Tenía la foto en la que se veía al tipo que había llamado hablando con inspectores sobre lo que había ocurrido. Era un tipo grande, barrigón y barbudo, al que el casco blanco y el chaleco fluorescente le iban demasiado pequeños….. Debajo, podía leerse en el pie de foto: “Escenario del accidente laboral de la semana pasada”. Nada parecía estar fuera de lugar, pero al otro lado de la línea me explicó que creía que podía afectarle si alguien le veía en la foto y lo relacionaban con un accidente laboral. Sus futuros empleadores podían creer que tuvo algo que ver.
“A ver cómo solucionamos esto”, me dijo. Traté de tranquilizarle, de veras. Le dije que se estaba preocupando demasiado, que nadie en su sano juicio pensaría algo así, que el artículo ni siquiera le mencionaba, pero él no estaba por la labor de dejarse calmar. Me ofrecí a borrarle la cara en la versión digital. Tampoco le parecía suficiente, y me dijo que, o se solucionaba esto, o tendría que acudir a su abogado. Me empezaba a cabrear. “Quiero que vuelvan a publicar la foto, en la misma página y al mismo tamaño, explicando que yo no tengo nada que ver con el accidente”. Ahogué una carcajada. “Imposible. No hemos hecho nada incorrecto”, respondí. Me volvió a amenazar con su abogado, como si fuera el coco. “Comprenderá que no puedo desearle buena suerte sin ser cínico, pero que tenga un buen día”. Lo dije con el tono más sarcástico que pude adoptar y luego colgué.

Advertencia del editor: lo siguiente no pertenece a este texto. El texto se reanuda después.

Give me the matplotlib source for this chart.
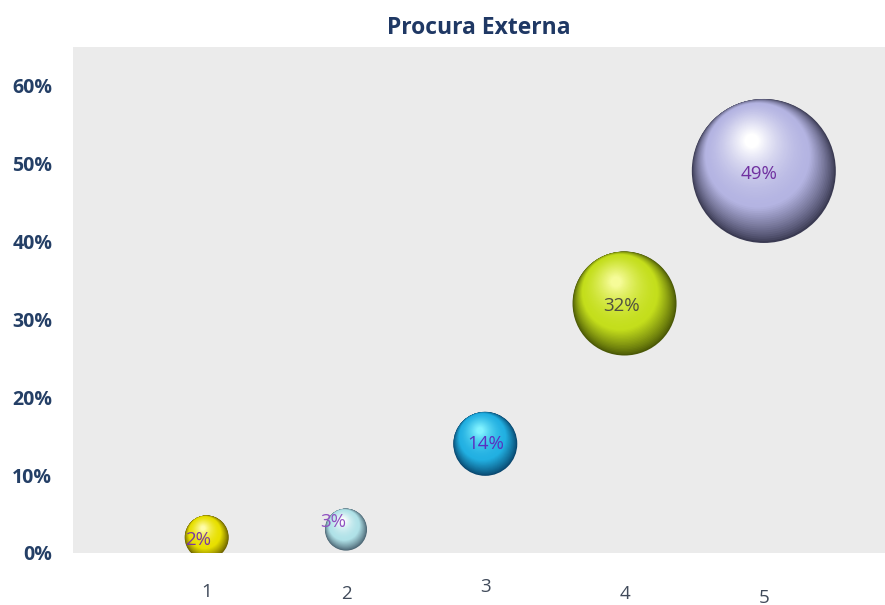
import numpy as np
import matplotlib.pyplot as plt
from matplotlib.colors import to_rgb
from matplotlib.transforms import ScaledTranslation

# data
categories = [1, 2, 3, 4, 5]
values = [0.02, 0.03, 0.14, 0.32, 0.49]
labels = ['2%', '3%', '14%', '32%', '49%']
bubble_r = [22, 21, 32, 52, 72]          # bubble radius, pixels
base_cols = ['#e8e000', '#b0e2e8', '#22b0e2', '#c4de1c', '#b4b4e2']
dark_cols = ['#6a6000', '#4a6472', '#08466e', '#4a5806', '#3a3a52']
light_cols = ['#fffca8', '#ffffff', '#80f2ff', '#f6fc98', '#ffffff']
label_cols = ['#7a3aa0', '#9050c0', '#5a30c0', '#505040', '#7030a0']
label_dx = [-9, -13, 0, -3, -5]      # pixels
label_dy = [-3, 8, 0, -2, -3]
xlab_dy = [0, -2, 5, -2, -6]

plt.rcParams['font.family'] = ['Open Sans', 'DejaVu Sans']

fig = plt.figure(figsize=(8.85, 6.05), dpi=100)
ax = fig.add_axes([73 / 885, 1 - 553 / 605, 1 - 73 / 885, (553 - 47) / 605])
ax.set_facecolor('#ebebeb')
ax.set_xlim(0.04, 5.87)
ax.set_ylim(0, 0.649)
for s in ax.spines.values():
    s.set_visible(False)

px = 72.0 / fig.dpi  # points per pixel
d = np.array([-0.4, 1.0])
d = d / np.hypot(*d)

# shaded spheres: layered discs, dark crescent lower right, highlight upper left
n = 60
for i in range(len(categories)):
    r = bubble_r[i]
    dk = np.array(to_rgb(dark_cols[i]))
    bs = np.array(to_rgb(base_cols[i]))
    lt = np.array(to_rgb(light_cols[i]))
    for k in range(n):
        t = k / (n - 1)
        rr = r * (1 - 0.9 * t)
        if t < 0.3:
            c = dk + (bs - dk) * (t / 0.3) ** 0.8
        else:
            c = bs + (lt - bs) * ((t - 0.3) / 0.7) ** 1.6
        off = (r - rr) * (1.0 - 0.5 * t)
        tr = ax.transData + ScaledTranslation(off * d[0] / fig.dpi, off * d[1] / fig.dpi,
                                              fig.dpi_scale_trans)
        ax.scatter([categories[i]], [values[i]], s=(2 * rr * px) ** 2,
                   color=c, edgecolors='none', transform=tr, zorder=2 + k * 0.01)
    ax.annotate(labels[i], (categories[i], values[i]),
                xytext=(label_dx[i] * px, label_dy[i] * px), textcoords='offset points',
                ha='center', va='center', fontsize=13.5, color=label_cols[i], zorder=5)

ax.set_yticks(np.arange(0, 0.61, 0.1))
ax.set_yticklabels(['%d%%' % round(v * 100) for v in np.arange(0, 0.61, 0.1)],
                   fontsize=14, fontweight='bold', color='#243f66')
ax.tick_params(axis='y', length=0, pad=15)
ax.set_xticks([])
for i, c in enumerate(categories):
    ax.text(c, -0.038 + xlab_dy[i] / 780, str(c), transform=ax.transData,
            ha='center', va='top', fontsize=13.5, color='#404a5a', clip_on=False)

fig.text(0.5415, 0.953, 'Procura Externa', ha='center', va='center',
         fontsize=16.5, fontweight='bold', color='#1f3864')

fig.savefig('out.png', dpi=100)
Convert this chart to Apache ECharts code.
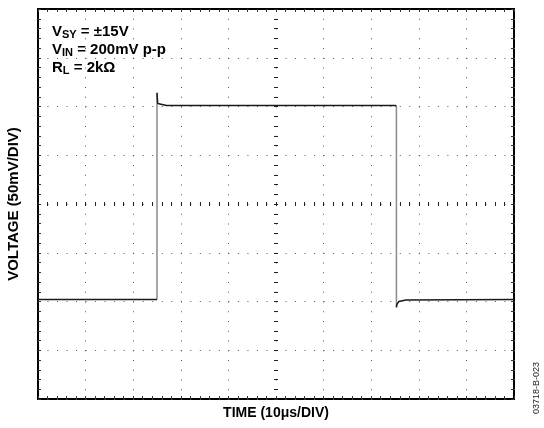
<!DOCTYPE html>
<html>
<head>
<meta charset="utf-8">
<title>Small signal transient response</title>
<script src="https://cdn.jsdelivr.net/npm/echarts@6/dist/echarts.min.js"></script>
<style>
  html, body { margin: 0; padding: 0; background: #fff; }
  #chart { width: 544px; height: 428px; }
</style>
</head>
<body>
<div id="chart"></div>
<script>
// scope trace, time in us, voltage in mV
const traceTime = [0, 25, 25, 25.15, 25.5, 27, 75.1, 75.3, 75.3, 75.4, 75.8, 77.3, 100]
const traceMv = [-98, -98, 114, 103, 102, 101, 101, 100, -106, -103, -100, -98.5, -98]

// axis ranges (10 div x 10us, 8 div x 50mV)
const timeRange = [0, 100]
const voltRange = [-200, 200]
const timeStep = 10
const voltStep = 50

const fontFamily = '"Liberation Sans", Arial, sans-serif'

// split the trace into flat parts (black) and fast edges (grey)
const flatData = []
const edgeData = []
for (let i = 0; i < traceTime.length; i++) {
  if (i > 0 && traceTime[i] === traceTime[i - 1]) {
    flatData.push([traceTime[i], null])
    edgeData.push([traceTime[i - 1], traceMv[i - 1]], [traceTime[i], traceMv[i]], [traceTime[i], null])
  }
  flatData.push([traceTime[i], traceMv[i]])
}

// same rectangle for all three grids, names must not shrink it
const plotRect = { left: 38, top: 9, right: 30, bottom: 29, containLabel: false, outerBoundsMode: 'none' }
const dotColor = '#555'

// frame axes: small ticks on the inside of the border
function frameX(pos, extra) {
  return Object.assign({
    type: 'value',
    gridIndex: 0,
    position: pos,
    min: timeRange[0],
    max: timeRange[1],
    interval: timeStep,
    axisLine: { show: false, onZero: false },
    axisTick: { show: true, inside: true, length: 3, lineStyle: { color: '#333' } },
    minorTick: { show: true, splitNumber: 5, length: 3, lineStyle: { color: '#333' } },
    axisLabel: { show: false },
    splitLine: { show: false }
  }, extra)
}
function frameY(pos, extra) {
  return Object.assign({
    type: 'value',
    gridIndex: 0,
    position: pos,
    min: voltRange[0],
    max: voltRange[1],
    interval: voltStep,
    axisLine: { show: false, onZero: false },
    axisTick: { show: true, inside: true, length: 3, lineStyle: { color: '#333' } },
    minorTick: { show: true, splitNumber: 5, length: 3, lineStyle: { color: '#333' } },
    axisLabel: { show: false },
    splitLine: { show: false }
  }, extra)
}
// centre crosshair axes, one grid for each side of the ticks
function centreX(grid, inside) {
  return {
    type: 'value',
    gridIndex: grid,
    min: -50,
    max: 50,
    interval: timeStep,
    axisLine: { show: false, onZero: true },
    axisTick: { show: true, inside: inside, length: 2, lineStyle: { color: '#222' } },
    minorTick: { show: true, splitNumber: 5, length: 2, lineStyle: { color: '#222' } },
    axisLabel: { show: false },
    splitLine: { show: false }
  }
}
function centreY(grid, inside) {
  return {
    type: 'value',
    gridIndex: grid,
    min: voltRange[0],
    max: voltRange[1],
    interval: voltStep,
    axisLine: { show: false, onZero: true },
    axisTick: { show: true, inside: inside, length: 2, lineStyle: { color: '#222' } },
    minorTick: { show: true, splitNumber: 5, length: 2, lineStyle: { color: '#222' } },
    axisLabel: { show: false },
    splitLine: { show: false }
  }
}

const chart = echarts.init(document.getElementById('chart'), null, { renderer: 'canvas' })

chart.setOption({
  animation: false,
  backgroundColor: '#fff',
  grid: [
    Object.assign({ show: true, borderColor: '#000', borderWidth: 2, backgroundColor: 'transparent' }, plotRect),
    Object.assign({ show: false }, plotRect),
    Object.assign({ show: false }, plotRect)
  ],
  xAxis: [
    frameX('bottom', {
      name: 'TIME (10μs/DIV)',
      nameLocation: 'middle',
      nameGap: 7,
      nameTextStyle: { fontFamily: fontFamily, fontWeight: 'bold', fontSize: 14, color: '#000', verticalAlign: 'top' },
      splitLine: { show: true, lineStyle: { color: dotColor, width: 1, type: [1, 8.75] } }
    }),
    frameX('top'),
    centreX(1, true),
    centreX(2, false)
  ],
  yAxis: [
    frameY('left', {
      name: 'VOLTAGE (50mV/DIV)',
      nameLocation: 'middle',
      nameGap: 17,
      nameTextStyle: { fontFamily: fontFamily, fontWeight: 'bold', fontSize: 15, color: '#000' },
      splitLine: { show: true, lineStyle: { color: dotColor, width: 1, type: [1, 8.52] } }
    }),
    frameY('right'),
    centreY(1, true),
    centreY(2, false)
  ],
  graphic: [
    {
      type: 'text',
      left: 52,
      top: 24,
      style: {
        text: '{m|V}{s|SY}{m| = ±15V}\n{m|V}{s|IN}{m| = 200mV p-p}\n{m|R}{s|L}{m| = 2kΩ}',
        rich: {
          m: { fontFamily: fontFamily, fontWeight: 'bold', fontSize: 15, lineHeight: 18, fill: '#000' },
          s: { fontFamily: fontFamily, fontWeight: 'bold', fontSize: 11, lineHeight: 10, verticalAlign: 'bottom', fill: '#000' }
        }
      }
    },
    {
      type: 'text',
      x: 537,
      y: 388,
      rotation: Math.PI / 2,
      style: {
        text: '03718-B-023',
        fontFamily: fontFamily,
        fontSize: 9,
        fill: '#222',
        align: 'center',
        verticalAlign: 'middle'
      }
    }
  ],
  series: [
    {
      name: 'edges',
      type: 'line',
      xAxisIndex: 0,
      yAxisIndex: 0,
      data: edgeData,
      symbol: 'none',
      connectNulls: false,
      lineStyle: { color: '#8a8a8a', width: 1.5 }
    },
    {
      name: 'trace',
      type: 'line',
      xAxisIndex: 0,
      yAxisIndex: 0,
      data: flatData,
      symbol: 'none',
      connectNulls: false,
      lineStyle: { color: '#1a1a1a', width: 1.5 }
    }
  ]
})
</script>
</body>
</html>
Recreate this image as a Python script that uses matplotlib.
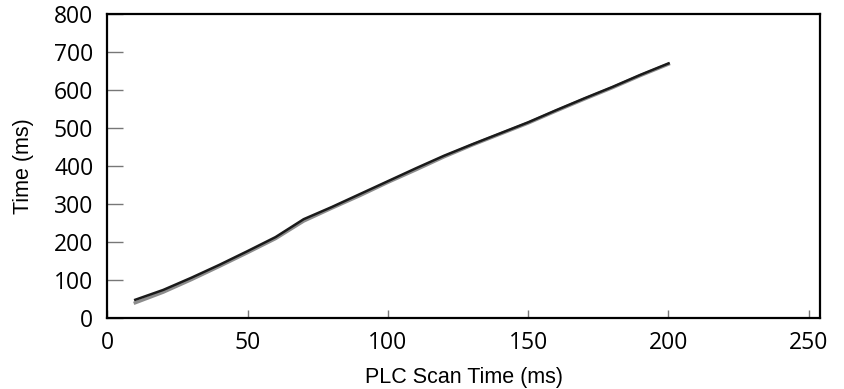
import matplotlib.pyplot as plt

# PLC scan time vs. measured time, two runs
scan_ms = [10, 20, 30, 40, 50, 60, 70, 80, 90, 100,
           110, 120, 130, 140, 150, 160, 170, 180, 190, 200]
run_dark = [48, 74, 106, 140, 176, 213, 260, 292, 326, 360,
            394, 427, 457, 486, 515, 547, 578, 608, 640, 670]
run_gray = [40, 68, 101, 136, 172, 209, 255, 289, 322, 357,
            390, 424, 455, 484, 513, 545, 576, 606, 638, 668]

x_ticks = [0, 50, 100, 150, 200, 250]
y_ticks = [0, 100, 200, 300, 400, 500, 600, 700, 800]

fig = plt.figure(figsize=(8.44, 3.89), dpi=100)
ax = fig.add_axes([0.127, 0.1825, 0.8446, 0.7815])

ax.plot(scan_ms, run_gray, color='#8c8c8c', linewidth=2.4)
ax.plot(scan_ms, run_dark, color='#1a1a1a', linewidth=1.8)

ax.set_xlim(0, 254)
ax.set_ylim(0, 800)
ax.set_xticks(x_ticks)
ax.set_yticks(y_ticks)

tick_font = {'family': 'Open Sans', 'size': 16.5}
ax.set_xticklabels([str(v) for v in x_ticks], fontdict=tick_font)
ax.set_yticklabels([str(v) for v in y_ticks], fontdict=tick_font)
ax.tick_params(axis='x', direction='in', length=6, width=1, color='#777777', pad=9)
ax.tick_params(axis='y', direction='in', length=11.5, width=1, color='#777777', pad=10)

for side in ax.spines.values():
    side.set_linewidth(1.6)
    side.set_color('black')

ax.set_xlabel('PLC Scan Time (ms)', family='Liberation Sans', fontsize=15.5, labelpad=9)
ax.set_ylabel('Time (ms)', family='Liberation Sans', fontsize=15.5, labelpad=14)

fig.savefig('out.png', dpi=100)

El redactor que estaba al lado me echó en cara cómo había gestionado el tema, alegando que yo, en mi calidad de jefe de local, representaba a todo el periódico. No podía por menos que agradecer su opinión. Dos días después, un artículo escrito por ese mismo redactor motivó la segunda amenaza legal de la semana. El que llamaba comenzó a hablar, indignado, sobre una nota de sucesos, algo sobre una pelea entre una madre y su hija. No tenía ni idea de lo que hablaba, pero finalmente lo encontré, un breve en una columna. De nuevo, fui incapaz de encontrar nada problemático. Mis problemas de comprensión empeoraban porque había una mujer que hablaba rápidamente en portugués, incitándole a hablar. Volvió a salir el tema del abogado, pero se ve que el traductor no era tan convincente como ella esperaba. Finalmente se hartó y le pasó el teléfono a la interesada.
No fue fácil, porque la indignación la hacía hablar como una ametralladora, pero poco a poco desenrollé aquel ovillo. Era la dueña de un bar de Os Mallos que últimamente había salido mucho en los medios, aquel local donde un tipo borracho estrechó el coche. “Es la tercera vez me sacáis”, me reprochó con aquel acento meloso que no ocultaba lo agrio del tono.
Aquel breve explicaba que la pelea entre madre e hija había tenido lugar junto al bar, eso era todo, pero aquello había bastado para sacarla de quicio. Reconocí, en tono conciliador, que había tenido una mala racha de suerte (los fados, quizá), aunque recordaba que después del alunizaje había concedido una entrevista a otro periódico, lo que parecía probar que no estaba en contra de toda publicidad. Si le entendí correctamente, iba a consultar con su abogado.
Por un momento, sentí un ramalazo de simpatía por aquellos pobres letrados que tenían que escuchar las peticiones descabelladas de sus clientes indignados, si es que llegaba a ocurrir, cosa que dudaba. Los abogados y los periodistas coincidimos en pocas cosas, pero una de ellas es que lo que cuenta es lo que está escrito en negro sobre blanco y que no hay que tomarse las cosas a la tremenda, sino al pie de la letra.